Women empowerment: a market-based approach

Struggle for identification has been the source of both change and development throughout different facets of history


Durdana Najam April 08, 2021
The writer is a public policy analyst based in Lahore and be reached at [email protected]

The struggle for identification has been the source of both change and development throughout different facets of history. Unattainable things drew awe and trepidation. The sun, moon, giant trees, even a bull, because of its sheer weight and heaviness, commanded respect. Anything that could not be controlled or reached out or subordinated was considered worthy of being worshipped. On the other hand, God, call it by any name, had to work hard through His prophets and saintly people to establish His identity as an all-powerful, omnipotent entity. The ancient people had a clear notion of an unseen God; however, they had a problem recognising His power. For them accepting a bull or moon or sun as a sign of power was easy. 

Even today, billions of people worship these objects of command. Education, modernity and scientific revelations have done little to affect this belief system. The same is true with women. Like God, they had to struggle to define themselves. It took centuries to bring the world around to the simple fact that a woman has equal mental prowess and deserves to be treated at par with her male counterpart. Though the struggle for feminism has covered many milestones and women are much more liberated and recognised for their abilities now, the race to stand at par is far from over. 

Every year millions of women come out on the street under the banner of the Women’s March to highlight inequalities they still have to put up with. A clear indication that women empowerment lacks ownership and is an unfinished business. Women’s Day was celebrated for the first time in March 1911, with an agenda to support women’s right to vote, hold public office, access vocational training, and enter the labour force and participate without discrimination.

Ironically, a couple of countries in South Asia, like Pakistan, Bangladesh and Sri Lanka, had women heads of state while millions of women under their rule faced discrimination and harassment at home and the workplace. More than talent, it was their privilege to have been born in politically and financially powerful families that helped them climb the ladder of success. The gap between the privileged and non-privileged women, the latter most of the time flooded with the aptitude to excel, was abridged at the UN Fourth World Conference on Women in Beijing in 1995, where Hillary Rodham Clinton made a famous statement that “Women’s rights are human rights.”

This awakening, coupled with the dramatic global rise of urbanisation and technological revolution in information technology, gave every woman the privilege to assert herself not as a unique spice but as a person of blood and flesh. 

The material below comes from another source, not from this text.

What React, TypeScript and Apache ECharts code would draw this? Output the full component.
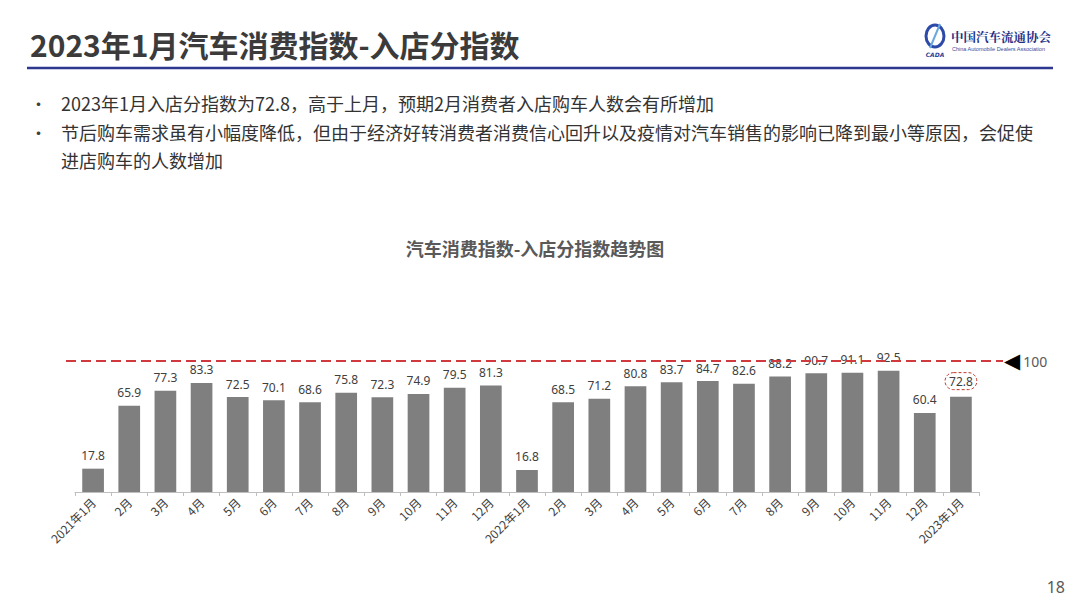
import React, { useEffect, useRef } from "react";
import * as echarts from "echarts";

const categories = [
  "2021年1月", "2月", "3月", "4月", "5月", "6月", "7月", "8月", "9月", "10月", "11月", "12月",
  "2022年1月", "2月", "3月", "4月", "5月", "6月", "7月", "8月", "9月", "10月", "11月", "12月",
  "2023年1月",
];
const values = [
  17.8, 65.9, 77.3, 83.3, 72.5, 70.1, 68.6, 75.8, 72.3, 74.9, 79.5, 81.3,
  16.8, 68.5, 71.2, 80.8, 83.7, 84.7, 82.6, 88.2, 90.7, 91.1, 92.5, 60.4,
  72.8,
];
const benchmark = 100;

const pageTitle = "2023年1月汽车消费指数-入店分指数";
const chartTitle = "汽车消费指数-入店分指数趋势图";
const bullets = [
  ["2023年1月入店分指数为72.8，高于上月，预期2月消费者入店购车人数会有所增加"],
  [
    "节后购车需求虽有小幅度降低，但由于经济好转消费者消费信心回升以及疫情对汽车销售的影响已降到最小等原因，会促使",
    "进店购车的人数增加",
  ],
];
const pageNumber = "18";

const CJK = '"Noto Sans CJK SC", "Noto Sans", sans-serif';

export default function App() {
  const ref = useRef<HTMLDivElement>(null);

  useEffect(() => {
    if (!ref.current) return;
    const chart = echarts.init(ref.current, null, { renderer: "svg" });
    const last = values.length - 1;
    const barData = values.map((v, i) =>
      i === last
        ? {
            value: v,
            label: {
              borderColor: "#c0392b",
              borderWidth: 1,
              borderType: [3, 2],
              borderRadius: 11,
              padding: [3, 4, 2, 4],
              color: "#404040",
            },
          }
        : v
    );

    const bulletGraphics: any[] = [];
    let lineY = 103;
    bullets.forEach((para) => {
      bulletGraphics.push({
        type: "text",
        x: 30,
        y: lineY,
        style: { text: "•", font: `17px ${CJK}`, fill: "#404040", textVerticalAlign: "middle" },
      });
      para.forEach((ln, j) => {
        bulletGraphics.push({
          type: "text",
          x: 61,
          y: lineY + j * 28,
          style: { text: ln, font: `18px ${CJK}`, fill: "#333333", textVerticalAlign: "middle" },
        });
      });
      lineY += para.length * 28 + 1;
    });

    chart.setOption({
      animation: false,
      grid: { left: 75, right: 101, top: 361, bottom: 116 },
      xAxis: {
        type: "category",
        data: categories,
        axisLine: { lineStyle: { color: "#bfbfbf", width: 1 } },
        axisTick: { show: true, length: 4, lineStyle: { color: "#bfbfbf" } },
        axisLabel: {
          rotate: 45,
          interval: 0,
          fontSize: 12,
          color: "#404040",
          fontFamily: CJK,
          margin: 8,
        },
      },
      yAxis: { type: "value", min: 0, max: 100, show: false },
      series: [
        {
          type: "bar",
          data: barData,
          barCategoryGap: "40%",
          clip: false,
          itemStyle: { color: "#7f7f7f" },
          label: {
            show: true,
            position: "top",
            distance: 7,
            fontSize: 12,
            color: "#404040",
            fontFamily: '"Noto Sans", sans-serif',
          },
          emphasis: { disabled: true },
          markLine: {
            silent: true,
            symbol: ["none", "none"],
            lineStyle: { color: "#d0393e", width: 2, type: [10, 5] },
            label: {
              show: true,
              position: "end",
              distance: 1,
              formatter: "{t|◀}100",
              color: "#595959",
              fontSize: 14,
              fontFamily: '"Noto Sans", sans-serif',
              rich: {
                t: {
                  fontSize: 21,
                  color: "#000000",
                  fontFamily: '"DejaVu Sans", sans-serif',
                  padding: [0, 3, 0, 0],
                },
              },
            },
            data: [[{ x: 66, yAxis: benchmark }, { x: 1003, yAxis: benchmark }]],
          },
        },
      ],
      graphic: [
        {
          type: "text",
          x: 30,
          y: 44,
          style: {
            text: pageTitle,
            font: `bold 30px ${CJK}`,
            fill: "#3b3b3b",
            textVerticalAlign: "middle",
          },
        },
        {
          type: "line",
          shape: { x1: 27, y1: 68, x2: 1053, y2: 68 },
          style: { stroke: "#2e3790", lineWidth: 2.5 },
        },
        // logo
        {
          type: "ellipse",
          shape: { cx: 935, cy: 36, rx: 9, ry: 11 },
          style: { fill: "none", stroke: "#2d4aa8", lineWidth: 3 },
        },
        {
          type: "line",
          shape: { x1: 940, y1: 24, x2: 930, y2: 48 },
          style: { stroke: "#6aa8e0", lineWidth: 2 },
        },
        {
          type: "text",
          x: 935,
          y: 54,
          style: {
            text: "CADA",
            font: `italic bold 6px "DejaVu Sans", sans-serif`,
            fill: "#2d3f96",
            textAlign: "center",
            textVerticalAlign: "middle",
          },
        },
        {
          type: "text",
          x: 951,
          y: 37,
          style: {
            text: "中国汽车流通协会",
            font: `bold 12.5px "Noto Serif CJK SC", ${CJK}`,
            fill: "#232f85",
            textVerticalAlign: "middle",
          },
        },
        {
          type: "text",
          x: 952,
          y: 49,
          style: {
            text: "China Automobile Dealers Association",
            font: `5.5px "Liberation Sans", sans-serif`,
            fill: "#3a4a9a",
            textVerticalAlign: "middle",
          },
        },
        ...bulletGraphics,
        {
          type: "text",
          x: 535,
          y: 248,
          style: {
            text: chartTitle,
            font: `bold 18px ${CJK}`,
            fill: "#595959",
            textAlign: "center",
            textVerticalAlign: "middle",
            shadowColor: "rgba(0,0,0,0.45)",
            shadowBlur: 4,
            shadowOffsetX: 1,
            shadowOffsetY: 2,
          },
        },
        {
          type: "text",
          x: 1065,
          y: 587,
          style: {
            text: pageNumber,
            font: `16px "Noto Sans", sans-serif`,
            fill: "#595959",
            textAlign: "right",
            textVerticalAlign: "middle",
          },
        },
      ],
    });
    return () => chart.dispose();
  }, []);

  return (
    <div
      ref={ref}
      style={{ position: "fixed", left: 0, top: 0, width: 1080, height: 608, background: "#ffffff" }}
    />
  );
}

In this stride and struggle to give recognition to women’s participatory role in society, the advocacy groups’ role has been remarkably significant. To influence decision-making at the state level, they needed wheels, which the hierarchically structured not-for-profit organisations provided both at the national and international level. From financial assistance to linkages in government, the NGOs helped rights advocates to sensitise women and the power yielders on women’s rights. Different financial programmes have been launched over the years to emancipate women from economic constraints that eventually gave them a voice within their domains.  

All these programmes have been designed in the context of the philanthropic approach, which suffers whenever donor fatigue sets in, which usually does every few years because of either global financial disruptions or projects taking too long to materialise or when a competing issue becomes more favourable for donors. Therefore, if philanthropic money is channelled using a market-based approach, it may ensure a sustained supply of money.

In the market-based model the money received from donor organisations would be invested in different investment ventures concerning and involving women, and the donors would get interest on their investment.

The Cambridge-Edbiz Group of Companies is the first organisation to have conceived this idea, which will be launched in August this year, by the name of Womani Fund. It is an investment fund of proposed $100 million, which will be used on feminal commercial opportunities. The funds will be invested in four different areas: infrastructure development, talent development, business ventures, and investment in welfare activities. Women would be actively participating in all these areas — from wealth creation to investing in developing talents and opportunities for other women. 

In infrastructure development, a digital platform would be created to involve women in buying and selling products, as we do on Amazon or DarazPk. The women talent development programme aims to select 20 women in the age bracket of 16 to 20 years and groom them over 10 years to make them professionals in their desired fields. In the arena of business ventures, investment opportunities shall be explored in businesses involving women. The fourth area is an investment in the activities with a target of welfare enhancement for one million women over 10 years.

The project, besides targeting donor organisations shall also reach out to billionaire and high-networking women to sensitise them to invest, rather than donate in women development.

There shall be three benefits of adopting a market-based approach to spending donation money on women empowerment. One, it shall involve women in wealth creation at the grassroots level. Two, wealth management shall transcend the concept of empowerment from mere attainment of power to exercising it. Third, women empowerment shall get ownership and push it towards fulfilment.

The Womani model can contribute significantly to achieving the Sustainable Development Goal-5. These goals concerning women empowerment and gender equality shall remain unfulfilled because there is and shall never be enough money to pursue them. Unless we want to see these goals transferred every 15 years to another programme, a market-based approach to managing philanthropic money is indispensable.